Vladimir Vujović (Serbian Cyrillic: Владимир Вујовић; born 20 December 1985) is a Serbian retired footballer who played as a forward.

== Club career ==

=== Early career ===
Vujović began his career in 2003 in the Belgrade Zone League with FK IMT. He played in the Serbian First League in 2008 with FK Sevojno. In his second season with Sevojno, he assisted the club in reaching the 2008–09 Serbian Cup final where they were defeated by FK Partizan. Their appearance in the cup final guaranteed the club a spot in the Europa League. Throughout the tournament, Sevojno also faced Red Star Belgrade in the semifinal where Vujović contributed a goal that advanced the club to the finals.
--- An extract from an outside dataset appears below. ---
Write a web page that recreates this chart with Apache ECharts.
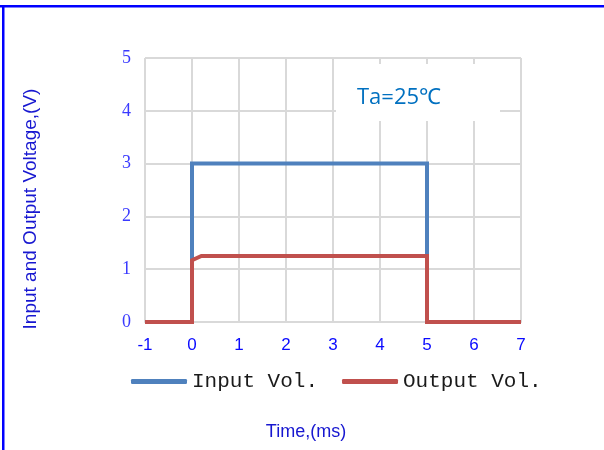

He would participate in all four matches during the club's run in the 2009–10 UEFA Europa League against FBK Kaunas, and Lille. Vujović would contribute a goal against Kaunas that advanced the club to the next round where they were eliminated from the competition by Lille.

=== Serbian Superliga ===
The following season, the club merged with Sloboda Užice and secured promotion to the Serbian top-tier league. In his debut season in the Serbian first division, he appeared in 7 matches.

After a three-year tenure with the Sloboda organization, he was transferred to league rivals Jagodina during the 2011 summer transfer market. For the remainder of the 2011-12 season, he played with Metalac Gornji Milanovac. His final season in the Serbian top division occurred during the 2012-13 season with Novi Pazar.

=== Serbian First League ===
Vujović returned to the second division where he played with FK Timok during the 2013-14 season. He would also have stints with Bežanija and Sloga Kraljevo.

=== Canada ===
In the summer of 2015, he ventured abroad for a season to play in the Southern Ontario-based Canadian Soccer League with Burlington SC. Vujović would record his first hat-trick for the club on 31 May 2015, against Toronto Croatia. He would produce another hat-trick the following week against Niagara United. He would finish the campaign as the club's top goal scorer with 12 goals from 18 games. His efforts also helped Burlington in securing a postseason berth in the league's first division. Burlington would be eliminated from the playoffs in the first round by the York Region Shooters.

=== Later career ===
After a season in Canada, he returned to Serbia where he initially played in the third-tier league with Padinska Skela. Following a season in the lower-tier leagues, he returned to the second division to sign with OFK Odžaci. He would appear in 20 matches and recorded 1 goal for Odžaci. His final run in the third division was with Šumadija Aranđelovac during the 2017-18 season.

After a brief spell in Serbia, he returned to Canada for the 2018 season to sign with Milton SC in the CSL's second division. In his debut season with Milton, he finished as the club's second-highest goal scorer with 5 goals.